Il linguaggio esercita una certa influenza sul modo in cui noi percepiamo la realtà. Questo è innegabile. E questo non per una strana e quasi magica forma di trasferimento che rende il pensiero “realtà”, ma perchè dietro le parole stanno sempre dei significati concreti, delle aderenze all’esistenza viva che in qualche modo si sedimentano nelle parole. Il pensiero non produce realtà in maniera immediata. È la realtà, insita e nascosta dietro un pensiero, che viene rafforzata attraverso il linguaggio. Direi quindi che il linguaggio rafforza, riproduce e diffonde degli schemi di realtà che spesso si realizzano come strutture di potere.

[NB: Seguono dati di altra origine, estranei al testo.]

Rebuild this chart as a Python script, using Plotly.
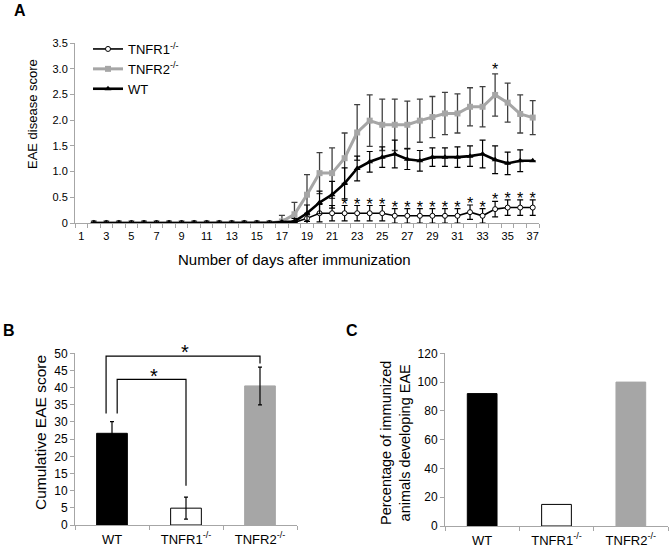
import plotly.graph_objects as go

W, H = 671, 549
FONT = "Liberation Sans, Arial, sans-serif"

# ---------------- Panel A data ----------------
days = list(range(2, 38))
day_ticks = list(range(1, 38, 2))
y_ticks_a = [0, 0.5, 1.0, 1.5, 2.0, 2.5, 3.0, 3.5]
y_ticktext_a = ["0", "0.5", "1.0", "1.5", "2.0", "2.5", "3.0", "3.5"]

zeros15 = [0.0] * 15  # days 2..16
tnfr2_mean = zeros15 + [0.03, 0.17, 0.55, 0.97, 0.97, 1.26, 1.76, 1.99, 1.91, 1.91, 1.91,
                        1.99, 2.06, 2.13, 2.13, 2.26, 2.26, 2.49, 2.34, 2.12, 2.05]
tnfr2_err = zeros15 + [0.12, 0.23, 0.39, 0.40, 0.49, 0.49, 0.54, 0.50, 0.50, 0.50, 0.46,
                       0.42, 0.40, 0.41, 0.38, 0.37, 0.39, 0.41, 0.38, 0.37, 0.33]
wt_mean = zeros15 + [0.02, 0.03, 0.19, 0.40, 0.55, 0.77, 1.06, 1.19, 1.28, 1.34, 1.24,
                     1.21, 1.28, 1.28, 1.28, 1.30, 1.34, 1.23, 1.16, 1.21, 1.21]
wt_err = zeros15 + [0.0, 0.06, 0.16, 0.22, 0.26, 0.30, 0.24, 0.20, 0.20, 0.27, 0.20,
                    0.20, 0.18, 0.18, 0.20, 0.20, 0.27, 0.27, 0.22, 0.21, 0.0]
tnfr1_mean = zeros15 + [0.0, 0.01, 0.09, 0.19, 0.19, 0.19, 0.19, 0.19, 0.19, 0.14, 0.14,
                        0.14, 0.14, 0.14, 0.14, 0.21, 0.14, 0.27, 0.30, 0.30, 0.30]
tnfr1_err = zeros15 + [0.0, 0.03, 0.10, 0.17, 0.15, 0.15, 0.15, 0.15, 0.15, 0.14, 0.14,
                       0.14, 0.14, 0.14, 0.14, 0.14, 0.14, 0.15, 0.15, 0.15, 0.15]
tnfr1_star_days = list(range(22, 38))
tnfr2_star_days = [34]

# ---------------- Panel B / C data ----------------
groups = ["WT", "TNFR1<sup>-/-</sup>", "TNFR2<sup>-/-</sup>"]
cum_score = [26.7, 4.9, 40.5]
cum_err = [3.4, 3.2, 5.5]
pct_eae = [92, 15, 100]
bar_fill = ["#000000", "#FFFFFF", "#A6A6A6"]
bar_line = ["#000000", "#000000", "#A6A6A6"]

# significance brackets (x in category units, y in score units)
bracket_outer = dict(x0=-0.08, x1=2.0, ytop=49.2, yleft=32.5, yright=47.0)
bracket_inner = dict(x0=0.07, x1=1.0, ytop=42.4, yleft=32.5, yright=11.4)

AXIS_GRAY = "#A6A6A6"

fig = go.Figure()

# TNFR2 (gray)
fig.add_trace(go.Scatter(
    x=days, y=tnfr2_mean, name="TNFR2<sup>-/-</sup>", mode="lines+markers",
    line=dict(color="#A6A6A6", width=3),
    marker=dict(symbol="square", size=6, color="#A6A6A6"),
    error_y=dict(type="data", array=tnfr2_err, color="#404040", thickness=1.3, width=3),
    legendrank=2, xaxis="x", yaxis="y"))
# TNFR1 (white circles)
fig.add_trace(go.Scatter(
    x=days, y=tnfr1_mean, name="TNFR1<sup>-/-</sup>", mode="lines+markers",
    line=dict(color="#000000", width=1.6),
    marker=dict(symbol="circle", size=5, color="#FFFFFF", line=dict(color="#000000", width=1)),
    error_y=dict(type="data", array=tnfr1_err, color="#000000", thickness=1.2, width=3),
    legendrank=1, xaxis="x", yaxis="y"))
# WT (black triangles)
fig.add_trace(go.Scatter(
    x=days, y=wt_mean, name="WT", mode="lines+markers",
    line=dict(color="#000000", width=2.6),
    marker=dict(symbol="triangle-up", size=6, color="#000000"),
    error_y=dict(type="data", array=wt_err, color="#000000", thickness=1.2, width=3),
    legendrank=3, xaxis="x", yaxis="y"))

# stars in panel A
star1_y = [tnfr1_mean[days.index(d)] + tnfr1_err[days.index(d)] for d in tnfr1_star_days]
star2_y = [tnfr2_mean[days.index(d)] + tnfr2_err[days.index(d)] + 0.05 for d in tnfr2_star_days]
fig.add_trace(go.Scatter(
    x=tnfr1_star_days + tnfr2_star_days, y=star1_y + star2_y, mode="text",
    text=["*"] * (len(tnfr1_star_days) + len(tnfr2_star_days)),
    textposition="middle center", textfont=dict(family=FONT, size=16, color="#000000"),
    showlegend=False, hoverinfo="skip", cliponaxis=False, xaxis="x", yaxis="y"))

# Panel B bars
fig.add_trace(go.Bar(
    x=[0, 1, 2], y=cum_score, width=0.415,
    marker=dict(color=bar_fill, line=dict(color=bar_line, width=1)),
    error_y=dict(type="data", array=cum_err, color="#000000", thickness=1.2, width=2),
    showlegend=False, xaxis="x2", yaxis="y2"))

# Panel C bars
fig.add_trace(go.Bar(
    x=[0, 1, 2], y=pct_eae, width=0.40,
    marker=dict(color=bar_fill, line=dict(color=bar_line, width=1)),
    showlegend=False, xaxis="x3", yaxis="y3"))

tickfont = dict(family=FONT, size=11, color="#000000")
common_axis = dict(showline=True, linecolor=AXIS_GRAY, linewidth=1, showgrid=False,
                   zeroline=False, tickfont=tickfont, automargin=False)

def px_x(p):
    return p / W

def px_y(p):
    return 1 - p / H

fig.update_layout(
    width=W, height=H, margin=dict(l=0, r=0, t=0, b=0, autoexpand=False),
    paper_bgcolor="white", plot_bgcolor="white",
    font=dict(family=FONT, color="#000000"),
    xaxis=dict(domain=[px_x(75), px_x(539)], anchor="y", range=[0.5, 37.5],
               tickmode="array", tickvals=day_ticks, ticks="", ticklabelstandoff=3,
               minor=dict(tickmode="array", tickvals=[d + 0.5 for d in range(0, 38)],
                          ticks="outside", ticklen=4, tickcolor=AXIS_GRAY),
               **common_axis),
    yaxis=dict(domain=[px_y(223), px_y(43)], anchor="x", range=[0, 3.5],
               tickmode="array", tickvals=y_ticks_a, ticktext=y_ticktext_a,
               ticks="outside", ticklen=4, tickcolor=AXIS_GRAY, **common_axis),
    xaxis2=dict(domain=[px_x(75), px_x(297)], anchor="y2", range=[-0.5, 2.5],
                tickmode="array", tickvals=[0, 1, 2], ticktext=groups, ticks="",
                ticklabelstandoff=2,
                minor=dict(tickmode="array", tickvals=[-0.5, 0.5, 1.5, 2.5],
                           ticks="outside", ticklen=4, tickcolor=AXIS_GRAY),
                **{**common_axis, "tickfont": dict(family=FONT, size=13, color="#000000")}),
    yaxis2=dict(domain=[px_y(525), px_y(353.3)], anchor="x2", range=[0, 50],
                tickmode="linear", tick0=0, dtick=5,
                ticks="outside", ticklen=4, tickcolor=AXIS_GRAY,
                **{**common_axis, "tickfont": dict(family=FONT, size=12, color="#000000")}),
    xaxis3=dict(domain=[px_x(445), px_x(668)], anchor="y3", range=[-0.5, 2.5],
                tickmode="array", tickvals=[0, 1, 2], ticktext=groups, ticks="",
                ticklabelstandoff=2,
                minor=dict(tickmode="array", tickvals=[-0.5, 0.5, 1.5, 2.5],
                           ticks="outside", ticklen=4, tickcolor=AXIS_GRAY),
                **{**common_axis, "tickfont": dict(family=FONT, size=13, color="#000000")}),
    yaxis3=dict(domain=[px_y(526), px_y(353.3)], anchor="x3", range=[0, 120],
                tickmode="linear", tick0=0, dtick=20,
                ticks="outside", ticklen=4, tickcolor=AXIS_GRAY,
                **{**common_axis, "tickfont": dict(family=FONT, size=12, color="#000000")}),
    legend=dict(x=px_x(88), y=px_y(34), xanchor="left", yanchor="top",
                bgcolor="rgba(0,0,0,0)", font=dict(family=FONT, size=13, color="#000000"),
                tracegroupgap=0, itemwidth=30),
    showlegend=True,
)

# brackets
for b in (bracket_outer, bracket_inner):
    fig.add_shape(type="path", xref="x2", yref="y2",
                  path=f"M {b['x0']},{b['yleft']} L {b['x0']},{b['ytop']} L {b['x1']},{b['ytop']} L {b['x1']},{b['yright']}",
                  line=dict(color="#000000", width=1.2))

def note(text, x, y, size, angle=0, bold=False):
    return dict(text=f"<b>{text}</b>" if bold else text, x=px_x(x), y=px_y(y),
                xref="paper", yref="paper", xanchor="center", yanchor="middle",
                showarrow=False, textangle=angle,
                font=dict(family=FONT, size=size, color="#000000"))

ann = [
    note("A", 20, 11, 16, bold=True),
    note("B", 9, 330, 16, bold=True),
    note("C", 352, 330, 16, bold=True),
    note("Number of days after immunization", 294, 260, 15),
    note("EAE disease score", 32, 114, 13, angle=-90),
    note("Cumulative EAE score", 40, 433, 15.5, angle=-90),
    note("Percentage of immunized<br>animals developing EAE", 395, 443, 14.5, angle=-90),
    note("*", 185, 352, 20),
    note("*", 154, 376, 20),
]
fig.update_layout(annotations=ann)

fig.write_html("out.html", config={"displayModeBar": False},
               post_script="document.body.style.margin='0px';document.body.style.overflow='hidden';")
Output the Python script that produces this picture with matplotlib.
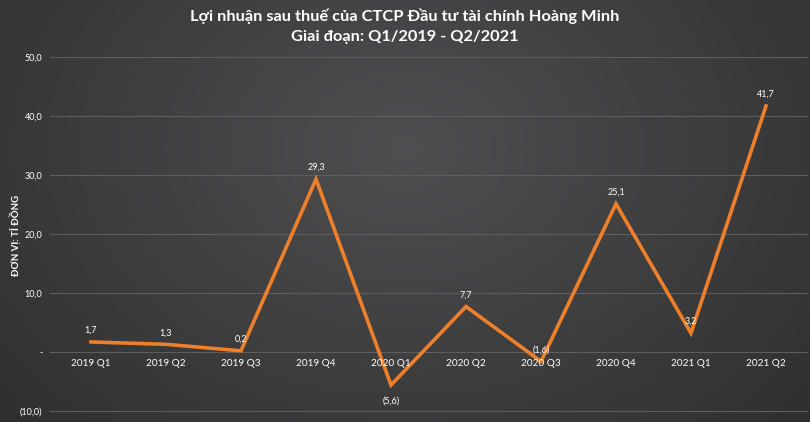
import numpy as np
import matplotlib
matplotlib.use("Agg")
import matplotlib.pyplot as plt

categories = ["2019 Q1", "2019 Q2", "2019 Q3", "2019 Q4", "2020 Q1",
              "2020 Q2", "2020 Q3", "2020 Q4", "2021 Q1", "2021 Q2"]
profit = [1.7, 1.3, 0.2, 29.3, -5.6, 7.7, -1.6, 25.1, 3.2, 41.7]
ytick_vals = [-10, 0, 10, 20, 30, 40, 50]
ytick_labels = ["(10,0)", "-", "10,0", "20,0", "30,0", "40,0", "50,0"]

plt.rcParams['font.family'] = ['Lato', 'DejaVu Sans']

W, H = 810, 422
fig = plt.figure(figsize=(W / 100, H / 100), dpi=100)

# background radial-ish gradient
bg = fig.add_axes([0, 0, 1, 1], zorder=-10)
yy, xx = np.mgrid[0:1:200j, 0:1:400j]
d = np.sqrt(((xx - 0.5) / 0.75) ** 2 + ((yy - 0.35) / 1.1) ** 2)
val = 0.31 - 0.14 * np.clip(d, 0, 1.2)
img = np.dstack([val, val, val * 1.02])
bg.imshow(np.clip(img, 0, 1), aspect='auto', extent=[0, 1, 0, 1])
bg.axis('off')

ax = fig.add_axes([53.5 / W, 1 - 416 / H, 750 / W, (416 - 52) / H])
ax.set_facecolor('none')
x = np.arange(len(categories))
ax.plot(x, profit, color='#F07F2A', lw=2.6, solid_joinstyle='miter', zorder=3)
ax.set_xlim(-0.5, len(categories) - 0.5)
ax.set_ylim(-10.85, 50.85)

for yv in ytick_vals:
    ax.plot([-0.55, len(categories) - 0.45], [yv, yv], color='#5d5d5d', lw=0.8,
            zorder=1, clip_on=False)

ax.set_yticks(ytick_vals)
ax.set_yticklabels(ytick_labels)
ax.set_xticks([])
for s in ax.spines.values():
    s.set_visible(False)
ax.tick_params(axis='y', length=0, colors='white', labelsize=6.5, pad=8)

for xi, c in zip(x, categories):
    ax.text(xi, -2.0, c, color='white', ha='center', va='center', fontsize=7.2)

for xi, v in zip(x, profit):
    lab = f"{abs(v):.1f}".replace('.', ',')
    if v < -3:
        ax.text(xi, v - 2.7, f"({lab})", color='white', ha='center', va='center',
                fontsize=6.5, zorder=4)
    elif v < 0:
        ax.text(xi, v + 1.2, f"({lab})", color='white', ha='center', va='bottom',
                fontsize=6.5, zorder=4)
    else:
        ax.text(xi, v + 1.2, lab, color='white', ha='center', va='bottom',
                fontsize=6.5, zorder=4)

fig.text(15 / W, 1 - 235 / H, "ĐƠN VỊ: TỈ ĐỒNG", rotation=90, color='white',
         ha='center', va='center', fontsize=7, fontweight='bold')
fig.text(0.5, 1 - 16 / H, "Lợi nhuận sau thuế của CTCP Đầu tư tài chính Hoàng Minh",
         color='white', ha='center', va='center', fontsize=11.8, fontweight='bold')
fig.text(0.5, 1 - 37 / H, "Giai đoạn: Q1/2019 - Q2/2021",
         color='white', ha='center', va='center', fontsize=11.8, fontweight='bold')

fig.savefig("out.png", dpi=100)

Questo vale anche per ciò che riguarda le questioni di genere e il modo in cui la lingua sia spesso usata per perpetrare il dominio maschile. Questo muove dalla realtà in direzione del linguaggio, per poi tornare rafforzato nel viaggio inverso, quello che dal linguaggio torna alla realtà.
La consapevolezza di questo duplice movimento è ciò che ci ha portato ad affermare (qui) che vi è una naturale priorità nell’agire sulla realtà, piuttosto che sul linguaggio. È nella vita attuale e immediata che risiedono le urgenze più drammatiche della condizione femminile. È in essa che si può scorgere l’origine del sessismo nel linguaggio.
L’attenzione troppo radicale per il senso inverso, quello che dal linguaggio va alla realtà, mostra come molto spesso giuste battaglie possano essere condotte con mezzi sbagliati, fuorvianti e nocivi per la battaglia stessa. È il caso dell’asterisco, come mezzo per omettere la declinazione del genere.
L’uso di questo sistema è ormai diffuso. Lo scopo dovrebbe essere quello di mostrarsi in qualche modo imparziali, dal punto di vista del genere, rispetto agli interlocutori ai quali ci si rivolge. Il risultato sembra però essere non quello dell’imparzialità, ma piuttosto quello della censura (omissione e censura sono i significati attribuiti all’asterisco, vedi Wikipedia).
La mia domanda è: posto che il linguaggio, come abbiamo visto, rafforza o influisce sulla realtà nel quale si esprime, quale realtà verrà fuori dal linguaggio che usa l’asterisco come mezzo di omissione del genere? Una realtà censurata e omessa, e con ciò mistificata e distorta. Ammettendo pure che ci sono persone che non si collocano pienamente né nell’uno né nell’altro genere, nondimeno possiamo immaginare che l’uso dell’espressione “Care/i tutte/i” possa funzionare alla grande e soddisfare un po’ tutti. Esistono individui dalla sessualità ibrida, multiforme, complessa, difficilmente incardinabile all’interno della strutturazione binaria maschio/femmina, ma non (come sembrerebbe dall’uso dell’asterisco) individui privi di una sessualità. L’asterisco struttura una realtà che non esiste, e che, se esistesse, sarebbe alquanto grigia, una realtà fatta non da individui in carne e ossa, ma da alieni asessauti, prodotti dal laboratorio sempre attivo di menti incapaci di immaginare una realtà più complessa di quella prodotta per mezzo dello strumento alquanto semplice dell’autocensura.